Commercial finance, just like any other segment of the third-party channel, is a hotly competitive space, especially at a time when the market isn’t exactly flying.

The fact of the matter is resting on your laurels is a surefire way to fall behind. But the experts believe there are a few key attitudes brokers can bring to the game to stand out from the pack.

In commercial finance, “reputation is everything and relationships are key”, said Porch. It is essential to establish relationships with industry stakeholders, including lenders, valuers, conveyancers, solicitors and real estate agents.

Echoing Porch’s sentiment, Arnold said that “networking is key” for any broker seeking to expand their offerings into commercial.

Thankfully, there is a wealth of industry bodies hosting regular events, such as the Property Council, the Urban Development Institute of Australia (UDIA) and Urban Developer, which present opportunities to swap business cards and get your name out there.
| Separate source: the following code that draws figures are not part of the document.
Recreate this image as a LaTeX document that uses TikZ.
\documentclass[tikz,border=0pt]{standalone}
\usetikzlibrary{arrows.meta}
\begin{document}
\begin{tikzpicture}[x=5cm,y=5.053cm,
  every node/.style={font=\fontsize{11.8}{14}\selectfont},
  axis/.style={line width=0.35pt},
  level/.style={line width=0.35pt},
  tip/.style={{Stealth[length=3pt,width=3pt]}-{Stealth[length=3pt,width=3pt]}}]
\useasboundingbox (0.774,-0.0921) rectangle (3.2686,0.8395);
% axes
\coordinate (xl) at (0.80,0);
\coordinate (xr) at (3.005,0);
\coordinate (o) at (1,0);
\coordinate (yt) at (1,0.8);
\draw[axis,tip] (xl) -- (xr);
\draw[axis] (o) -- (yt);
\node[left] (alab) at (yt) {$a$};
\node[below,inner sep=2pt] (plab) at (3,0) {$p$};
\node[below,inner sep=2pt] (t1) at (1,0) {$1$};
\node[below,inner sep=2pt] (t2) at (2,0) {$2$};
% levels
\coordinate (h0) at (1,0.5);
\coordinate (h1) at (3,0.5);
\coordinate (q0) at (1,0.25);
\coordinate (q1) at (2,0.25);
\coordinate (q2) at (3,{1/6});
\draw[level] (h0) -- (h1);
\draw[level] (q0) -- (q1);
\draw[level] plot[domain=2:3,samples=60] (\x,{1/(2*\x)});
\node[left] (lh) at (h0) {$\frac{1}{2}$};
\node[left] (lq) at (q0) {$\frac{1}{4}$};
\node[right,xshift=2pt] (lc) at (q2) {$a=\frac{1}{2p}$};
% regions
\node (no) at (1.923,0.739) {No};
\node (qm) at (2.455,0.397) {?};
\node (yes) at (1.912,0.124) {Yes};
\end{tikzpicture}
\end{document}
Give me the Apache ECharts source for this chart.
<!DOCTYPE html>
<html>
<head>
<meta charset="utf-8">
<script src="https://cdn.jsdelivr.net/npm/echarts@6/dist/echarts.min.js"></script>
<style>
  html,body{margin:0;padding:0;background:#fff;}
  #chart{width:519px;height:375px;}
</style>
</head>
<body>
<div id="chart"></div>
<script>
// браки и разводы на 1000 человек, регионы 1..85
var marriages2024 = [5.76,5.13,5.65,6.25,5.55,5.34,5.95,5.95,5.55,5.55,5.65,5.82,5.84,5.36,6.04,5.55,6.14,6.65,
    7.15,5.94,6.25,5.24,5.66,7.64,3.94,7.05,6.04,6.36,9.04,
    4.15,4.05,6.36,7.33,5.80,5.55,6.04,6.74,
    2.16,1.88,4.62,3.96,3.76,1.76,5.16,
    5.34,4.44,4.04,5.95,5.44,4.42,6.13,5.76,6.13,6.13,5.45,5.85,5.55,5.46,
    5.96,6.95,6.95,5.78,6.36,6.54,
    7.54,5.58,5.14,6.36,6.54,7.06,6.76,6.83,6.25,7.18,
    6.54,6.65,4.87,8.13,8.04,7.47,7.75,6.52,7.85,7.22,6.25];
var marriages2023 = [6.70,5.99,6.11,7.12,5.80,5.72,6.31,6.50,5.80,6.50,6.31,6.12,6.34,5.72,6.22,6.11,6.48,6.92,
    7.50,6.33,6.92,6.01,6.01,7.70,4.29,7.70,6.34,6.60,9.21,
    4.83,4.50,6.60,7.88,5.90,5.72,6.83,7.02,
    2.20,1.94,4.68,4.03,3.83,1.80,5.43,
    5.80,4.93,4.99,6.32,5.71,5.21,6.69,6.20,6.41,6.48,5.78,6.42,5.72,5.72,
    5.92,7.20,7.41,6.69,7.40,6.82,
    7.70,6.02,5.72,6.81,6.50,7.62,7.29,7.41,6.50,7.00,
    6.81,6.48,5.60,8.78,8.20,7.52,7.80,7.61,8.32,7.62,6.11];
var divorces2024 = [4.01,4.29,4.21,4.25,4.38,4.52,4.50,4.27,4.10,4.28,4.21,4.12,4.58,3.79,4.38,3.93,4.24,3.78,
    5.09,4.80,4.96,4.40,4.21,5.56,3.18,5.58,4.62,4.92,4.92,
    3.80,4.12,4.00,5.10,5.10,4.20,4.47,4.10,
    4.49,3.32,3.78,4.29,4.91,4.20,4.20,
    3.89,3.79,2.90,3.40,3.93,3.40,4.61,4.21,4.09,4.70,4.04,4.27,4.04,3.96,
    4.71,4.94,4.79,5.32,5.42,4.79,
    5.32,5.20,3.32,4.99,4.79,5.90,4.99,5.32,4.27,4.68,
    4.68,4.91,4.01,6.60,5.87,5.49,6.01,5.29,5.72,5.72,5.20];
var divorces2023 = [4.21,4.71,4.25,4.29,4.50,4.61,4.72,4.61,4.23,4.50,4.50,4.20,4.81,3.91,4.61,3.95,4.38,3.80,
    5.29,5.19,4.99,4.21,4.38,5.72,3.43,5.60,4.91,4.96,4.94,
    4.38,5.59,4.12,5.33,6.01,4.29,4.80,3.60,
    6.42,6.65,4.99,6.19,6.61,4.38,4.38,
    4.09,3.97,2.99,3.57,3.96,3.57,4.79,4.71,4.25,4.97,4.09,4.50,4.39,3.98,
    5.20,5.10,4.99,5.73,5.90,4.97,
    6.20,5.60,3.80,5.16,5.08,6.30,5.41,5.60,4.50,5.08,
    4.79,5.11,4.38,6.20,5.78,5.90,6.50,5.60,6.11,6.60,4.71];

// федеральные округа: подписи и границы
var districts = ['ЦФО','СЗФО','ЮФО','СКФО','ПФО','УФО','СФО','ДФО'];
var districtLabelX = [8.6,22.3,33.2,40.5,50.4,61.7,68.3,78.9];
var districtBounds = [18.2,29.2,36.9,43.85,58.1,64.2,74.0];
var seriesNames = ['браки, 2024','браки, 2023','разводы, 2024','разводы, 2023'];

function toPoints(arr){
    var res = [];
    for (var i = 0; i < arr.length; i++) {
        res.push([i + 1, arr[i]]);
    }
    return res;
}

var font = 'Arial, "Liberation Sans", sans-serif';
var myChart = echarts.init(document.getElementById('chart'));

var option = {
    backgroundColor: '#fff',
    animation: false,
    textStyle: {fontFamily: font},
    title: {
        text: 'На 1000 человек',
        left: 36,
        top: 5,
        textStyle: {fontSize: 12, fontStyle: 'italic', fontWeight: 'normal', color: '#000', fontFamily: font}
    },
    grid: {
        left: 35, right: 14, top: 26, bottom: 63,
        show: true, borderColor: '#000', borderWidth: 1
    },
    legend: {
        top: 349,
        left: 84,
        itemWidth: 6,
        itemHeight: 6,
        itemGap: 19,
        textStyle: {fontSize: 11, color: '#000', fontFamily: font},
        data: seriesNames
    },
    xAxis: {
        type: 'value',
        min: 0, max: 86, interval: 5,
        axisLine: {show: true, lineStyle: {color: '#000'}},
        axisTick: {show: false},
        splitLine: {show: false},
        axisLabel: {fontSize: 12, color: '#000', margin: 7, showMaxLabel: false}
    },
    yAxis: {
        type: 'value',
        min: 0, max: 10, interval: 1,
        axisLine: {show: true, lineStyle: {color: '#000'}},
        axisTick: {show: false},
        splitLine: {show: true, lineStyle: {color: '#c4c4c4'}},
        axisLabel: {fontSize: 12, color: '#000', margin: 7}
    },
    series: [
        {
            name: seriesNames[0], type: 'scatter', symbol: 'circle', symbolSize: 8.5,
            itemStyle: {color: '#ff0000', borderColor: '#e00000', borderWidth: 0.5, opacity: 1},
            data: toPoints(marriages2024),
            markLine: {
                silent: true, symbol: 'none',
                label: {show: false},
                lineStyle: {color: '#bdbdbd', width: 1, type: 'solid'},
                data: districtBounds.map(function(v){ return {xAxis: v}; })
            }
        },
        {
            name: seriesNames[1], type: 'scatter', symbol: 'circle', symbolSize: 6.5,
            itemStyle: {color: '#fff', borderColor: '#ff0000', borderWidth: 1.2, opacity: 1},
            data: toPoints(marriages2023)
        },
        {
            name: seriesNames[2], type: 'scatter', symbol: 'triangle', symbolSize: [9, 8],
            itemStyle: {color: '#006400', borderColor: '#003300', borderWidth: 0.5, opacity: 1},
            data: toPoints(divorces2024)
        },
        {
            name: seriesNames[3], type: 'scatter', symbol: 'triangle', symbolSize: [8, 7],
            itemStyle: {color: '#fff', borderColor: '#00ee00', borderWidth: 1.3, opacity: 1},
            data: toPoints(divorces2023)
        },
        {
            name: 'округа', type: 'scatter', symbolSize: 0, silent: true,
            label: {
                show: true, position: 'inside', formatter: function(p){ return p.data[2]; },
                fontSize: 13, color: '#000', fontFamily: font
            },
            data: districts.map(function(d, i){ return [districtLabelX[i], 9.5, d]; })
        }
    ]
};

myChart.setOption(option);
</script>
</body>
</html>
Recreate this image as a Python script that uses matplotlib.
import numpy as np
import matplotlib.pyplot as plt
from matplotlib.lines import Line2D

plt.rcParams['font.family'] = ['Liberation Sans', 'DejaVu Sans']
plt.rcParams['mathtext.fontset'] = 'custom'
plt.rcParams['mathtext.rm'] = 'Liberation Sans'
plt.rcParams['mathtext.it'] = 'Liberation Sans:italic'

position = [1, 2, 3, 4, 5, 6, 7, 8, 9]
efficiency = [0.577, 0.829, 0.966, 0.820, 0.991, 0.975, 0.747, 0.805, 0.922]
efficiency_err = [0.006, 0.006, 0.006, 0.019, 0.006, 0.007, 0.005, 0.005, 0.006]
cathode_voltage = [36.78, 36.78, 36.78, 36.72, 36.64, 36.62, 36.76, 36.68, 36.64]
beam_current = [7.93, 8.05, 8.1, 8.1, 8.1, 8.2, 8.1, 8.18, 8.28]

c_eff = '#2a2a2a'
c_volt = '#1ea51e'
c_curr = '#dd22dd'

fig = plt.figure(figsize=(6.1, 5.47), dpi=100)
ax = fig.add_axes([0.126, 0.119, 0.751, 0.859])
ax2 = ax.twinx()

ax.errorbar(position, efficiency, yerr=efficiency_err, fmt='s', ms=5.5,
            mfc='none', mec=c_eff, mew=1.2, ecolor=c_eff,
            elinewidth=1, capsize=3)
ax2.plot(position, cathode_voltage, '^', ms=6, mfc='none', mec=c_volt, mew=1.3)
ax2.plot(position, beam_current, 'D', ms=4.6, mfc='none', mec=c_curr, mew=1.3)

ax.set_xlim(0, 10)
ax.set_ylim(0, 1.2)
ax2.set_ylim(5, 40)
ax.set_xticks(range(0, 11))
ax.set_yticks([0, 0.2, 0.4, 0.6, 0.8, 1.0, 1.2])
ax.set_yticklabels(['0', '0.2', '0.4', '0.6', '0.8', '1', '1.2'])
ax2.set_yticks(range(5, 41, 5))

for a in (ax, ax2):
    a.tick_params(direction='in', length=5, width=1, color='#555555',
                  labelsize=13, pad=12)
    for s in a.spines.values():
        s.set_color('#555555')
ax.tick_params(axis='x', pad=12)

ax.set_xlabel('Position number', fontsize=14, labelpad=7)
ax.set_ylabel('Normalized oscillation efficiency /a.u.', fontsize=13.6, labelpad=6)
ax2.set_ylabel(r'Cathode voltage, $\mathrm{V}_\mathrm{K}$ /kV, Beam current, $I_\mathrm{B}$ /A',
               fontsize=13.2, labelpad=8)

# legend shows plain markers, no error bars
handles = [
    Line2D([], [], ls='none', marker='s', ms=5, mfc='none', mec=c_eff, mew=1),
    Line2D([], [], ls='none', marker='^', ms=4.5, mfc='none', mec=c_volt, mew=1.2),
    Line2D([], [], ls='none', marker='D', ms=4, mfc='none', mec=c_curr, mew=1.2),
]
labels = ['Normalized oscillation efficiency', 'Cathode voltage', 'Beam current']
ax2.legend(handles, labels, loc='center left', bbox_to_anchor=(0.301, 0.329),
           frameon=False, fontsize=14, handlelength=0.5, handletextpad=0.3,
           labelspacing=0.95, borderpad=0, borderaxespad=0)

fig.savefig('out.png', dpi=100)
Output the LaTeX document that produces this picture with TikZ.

Additionally, Arnold suggested speaking with commercial agents, while cold calling small businesses and SMEs to learn more about their business and their financial needs can also help to gain invaluable insights.

Leveraging social media, not just for marketing but also as a platform to educate clients and showcase expertise, is also useful.

On the lender front, “it’s important to understand the approach, parameters and strength areas to enhance efficiencies and boost the likelihood of conversion”, Arnold added.

So, where’s the action?

While the likes of JPMorgan, Tesla and the federal government are steadily reintroducing five-day-a-week office mandates in the US, hybrid working remains popular in Australia.

That is, of course, a matter of debate and varies from employer to employer, but with the most recent data (sourced from the Australian Bureau of Statistics in August 2024) showing that 36% of employed people “usually worked” from home, it’s clearly still a major trend in the Aussie workforce.

This has been something of a bugbear for city-centric segments of the commercial real estate sector. But that’s not to say there are no deals to be made.

According to Arnold, there is a “growing interest” in the repositioning of commercial properties such as upgrading offices or creating mixed-use developments that have a focus on “quality, amenity and sustainability”.

But the real activity at the moment, noted Arnold, continues to be residential development, particularly apartments, townhouses, and land subdivisions. “I expect this will remain the case throughout 2025,” he said.